SHORT PROBLEM:
Copy out the data below verbatim.

(Stored dataset items)

━━━━━━━━━━━━━━━━━━━━━━━━━━━━━━

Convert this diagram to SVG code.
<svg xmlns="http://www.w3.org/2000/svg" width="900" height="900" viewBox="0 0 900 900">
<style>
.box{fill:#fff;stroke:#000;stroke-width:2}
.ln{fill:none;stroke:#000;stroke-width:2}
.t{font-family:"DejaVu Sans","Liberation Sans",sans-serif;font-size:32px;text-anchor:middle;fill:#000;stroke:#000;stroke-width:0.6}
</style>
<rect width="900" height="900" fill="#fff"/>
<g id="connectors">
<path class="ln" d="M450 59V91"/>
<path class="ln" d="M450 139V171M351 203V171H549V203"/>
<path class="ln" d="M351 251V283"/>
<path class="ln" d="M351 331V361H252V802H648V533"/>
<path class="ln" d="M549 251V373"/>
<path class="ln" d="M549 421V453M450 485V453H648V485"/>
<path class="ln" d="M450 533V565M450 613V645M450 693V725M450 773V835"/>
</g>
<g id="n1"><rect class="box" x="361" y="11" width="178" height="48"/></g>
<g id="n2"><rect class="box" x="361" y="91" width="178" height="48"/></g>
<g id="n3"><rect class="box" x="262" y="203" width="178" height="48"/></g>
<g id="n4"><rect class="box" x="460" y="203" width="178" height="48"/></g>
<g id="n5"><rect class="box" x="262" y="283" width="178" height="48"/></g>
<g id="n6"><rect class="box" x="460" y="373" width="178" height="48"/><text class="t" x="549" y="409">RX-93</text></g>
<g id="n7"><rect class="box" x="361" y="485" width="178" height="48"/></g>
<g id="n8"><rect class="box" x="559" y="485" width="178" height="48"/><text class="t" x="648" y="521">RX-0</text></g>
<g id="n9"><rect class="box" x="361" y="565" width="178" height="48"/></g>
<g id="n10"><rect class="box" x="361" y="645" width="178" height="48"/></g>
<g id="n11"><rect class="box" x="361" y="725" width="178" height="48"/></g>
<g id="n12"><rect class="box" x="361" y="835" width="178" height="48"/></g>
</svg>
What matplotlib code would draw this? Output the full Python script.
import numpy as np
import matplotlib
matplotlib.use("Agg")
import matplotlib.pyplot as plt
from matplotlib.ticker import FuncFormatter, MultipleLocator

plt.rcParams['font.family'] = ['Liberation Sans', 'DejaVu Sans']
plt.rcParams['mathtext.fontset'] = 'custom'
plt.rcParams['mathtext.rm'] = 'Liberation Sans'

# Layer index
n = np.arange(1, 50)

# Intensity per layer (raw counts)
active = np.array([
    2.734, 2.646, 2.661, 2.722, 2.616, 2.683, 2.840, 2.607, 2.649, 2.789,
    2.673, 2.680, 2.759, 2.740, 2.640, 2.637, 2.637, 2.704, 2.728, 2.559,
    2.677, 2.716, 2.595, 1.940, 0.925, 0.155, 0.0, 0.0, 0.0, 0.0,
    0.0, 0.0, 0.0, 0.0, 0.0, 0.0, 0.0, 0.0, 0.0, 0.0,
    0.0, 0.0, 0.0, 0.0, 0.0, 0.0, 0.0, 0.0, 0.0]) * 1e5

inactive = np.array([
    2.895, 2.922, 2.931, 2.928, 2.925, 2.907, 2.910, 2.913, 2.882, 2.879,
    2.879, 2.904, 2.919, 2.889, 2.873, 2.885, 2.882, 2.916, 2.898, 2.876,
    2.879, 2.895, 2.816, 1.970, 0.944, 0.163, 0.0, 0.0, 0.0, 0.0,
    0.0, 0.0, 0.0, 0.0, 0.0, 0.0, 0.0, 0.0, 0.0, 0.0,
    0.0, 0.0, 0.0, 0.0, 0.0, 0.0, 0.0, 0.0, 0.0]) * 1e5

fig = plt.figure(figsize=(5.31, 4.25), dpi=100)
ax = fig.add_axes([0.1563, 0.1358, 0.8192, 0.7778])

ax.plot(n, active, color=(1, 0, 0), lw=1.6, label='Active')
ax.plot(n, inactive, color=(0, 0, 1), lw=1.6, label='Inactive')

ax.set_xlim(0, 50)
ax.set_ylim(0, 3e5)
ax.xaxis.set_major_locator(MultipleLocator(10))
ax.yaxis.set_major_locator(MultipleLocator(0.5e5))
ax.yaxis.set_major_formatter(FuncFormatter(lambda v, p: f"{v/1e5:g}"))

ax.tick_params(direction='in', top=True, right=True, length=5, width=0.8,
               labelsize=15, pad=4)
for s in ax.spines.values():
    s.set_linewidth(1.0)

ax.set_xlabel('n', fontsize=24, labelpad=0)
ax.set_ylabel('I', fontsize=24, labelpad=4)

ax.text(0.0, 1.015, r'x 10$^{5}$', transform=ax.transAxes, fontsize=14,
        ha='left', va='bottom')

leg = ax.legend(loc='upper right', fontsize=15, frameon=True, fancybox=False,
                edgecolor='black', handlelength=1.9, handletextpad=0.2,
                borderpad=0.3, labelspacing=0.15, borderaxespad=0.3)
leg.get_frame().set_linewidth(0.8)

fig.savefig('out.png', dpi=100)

━━━━━━━━━━━━━━━━━━━━━━━━━━━━━━

SOLUTION FOR THIS EXERCISE:
Convert this diagram to SVG code.
<svg xmlns="http://www.w3.org/2000/svg" width="900" height="900" viewBox="0 0 900 900">
<style>
.box{fill:#fff;stroke:#000;stroke-width:2}
.ln{fill:none;stroke:#000;stroke-width:2}
.t{font-family:"DejaVu Sans","Liberation Sans",sans-serif;font-size:32px;text-anchor:middle;fill:#000;stroke:#000;stroke-width:0.6}
</style>
<rect width="900" height="900" fill="#fff"/>
<g id="connectors">
<path class="ln" d="M450 59V91"/>
<path class="ln" d="M450 139V171M351 203V171H549V203"/>
<path class="ln" d="M351 251V283"/>
<path class="ln" d="M351 331V361H252V802H648V533"/>
<path class="ln" d="M549 251V373"/>
<path class="ln" d="M549 421V453M450 485V453H648V485"/>
<path class="ln" d="M450 533V565M450 613V645M450 693V725M450 773V835"/>
</g>
<g id="n1"><rect class="box" x="361" y="11" width="178" height="48"/></g>
<g id="n2"><rect class="box" x="361" y="91" width="178" height="48"/></g>
<g id="n3"><rect class="box" x="262" y="203" width="178" height="48"/></g>
<g id="n4"><rect class="box" x="460" y="203" width="178" height="48"/></g>
<g id="n5"><rect class="box" x="262" y="283" width="178" height="48"/></g>
<g id="n6"><rect class="box" x="460" y="373" width="178" height="48"/><text class="t" x="549" y="409">RX-93</text></g>
<g id="n7"><rect class="box" x="361" y="485" width="178" height="48"/></g>
<g id="n8"><rect class="box" x="559" y="485" width="178" height="48"/><text class="t" x="648" y="521">RX-0</text></g>
<g id="n9"><rect class="box" x="361" y="565" width="178" height="48"/></g>
<g id="n10"><rect class="box" x="361" y="645" width="178" height="48"/></g>
<g id="n11"><rect class="box" x="361" y="725" width="178" height="48"/></g>
<g id="n12"><rect class="box" x="361" y="835" width="178" height="48"/></g>
</svg>
What matplotlib code would draw this? Output the full Python script.
import numpy as np
import matplotlib
matplotlib.use("Agg")
import matplotlib.pyplot as plt
from matplotlib.ticker import FuncFormatter, MultipleLocator

plt.rcParams['font.family'] = ['Liberation Sans', 'DejaVu Sans']
plt.rcParams['mathtext.fontset'] = 'custom'
plt.rcParams['mathtext.rm'] = 'Liberation Sans'

# Layer index
n = np.arange(1, 50)

# Intensity per layer (raw counts)
active = np.array([
    2.734, 2.646, 2.661, 2.722, 2.616, 2.683, 2.840, 2.607, 2.649, 2.789,
    2.673, 2.680, 2.759, 2.740, 2.640, 2.637, 2.637, 2.704, 2.728, 2.559,
    2.677, 2.716, 2.595, 1.940, 0.925, 0.155, 0.0, 0.0, 0.0, 0.0,
    0.0, 0.0, 0.0, 0.0, 0.0, 0.0, 0.0, 0.0, 0.0, 0.0,
    0.0, 0.0, 0.0, 0.0, 0.0, 0.0, 0.0, 0.0, 0.0]) * 1e5

inactive = np.array([
    2.895, 2.922, 2.931, 2.928, 2.925, 2.907, 2.910, 2.913, 2.882, 2.879,
    2.879, 2.904, 2.919, 2.889, 2.873, 2.885, 2.882, 2.916, 2.898, 2.876,
    2.879, 2.895, 2.816, 1.970, 0.944, 0.163, 0.0, 0.0, 0.0, 0.0,
    0.0, 0.0, 0.0, 0.0, 0.0, 0.0, 0.0, 0.0, 0.0, 0.0,
    0.0, 0.0, 0.0, 0.0, 0.0, 0.0, 0.0, 0.0, 0.0]) * 1e5

fig = plt.figure(figsize=(5.31, 4.25), dpi=100)
ax = fig.add_axes([0.1563, 0.1358, 0.8192, 0.7778])

ax.plot(n, active, color=(1, 0, 0), lw=1.6, label='Active')
ax.plot(n, inactive, color=(0, 0, 1), lw=1.6, label='Inactive')

ax.set_xlim(0, 50)
ax.set_ylim(0, 3e5)
ax.xaxis.set_major_locator(MultipleLocator(10))
ax.yaxis.set_major_locator(MultipleLocator(0.5e5))
ax.yaxis.set_major_formatter(FuncFormatter(lambda v, p: f"{v/1e5:g}"))

ax.tick_params(direction='in', top=True, right=True, length=5, width=0.8,
               labelsize=15, pad=4)
for s in ax.spines.values():
    s.set_linewidth(1.0)

ax.set_xlabel('n', fontsize=24, labelpad=0)
ax.set_ylabel('I', fontsize=24, labelpad=4)

ax.text(0.0, 1.015, r'x 10$^{5}$', transform=ax.transAxes, fontsize=14,
        ha='left', va='bottom')

leg = ax.legend(loc='upper right', fontsize=15, frameon=True, fancybox=False,
                edgecolor='black', handlelength=1.9, handletextpad=0.2,
                borderpad=0.3, labelspacing=0.15, borderaxespad=0.3)
leg.get_frame().set_linewidth(0.8)

fig.savefig('out.png', dpi=100)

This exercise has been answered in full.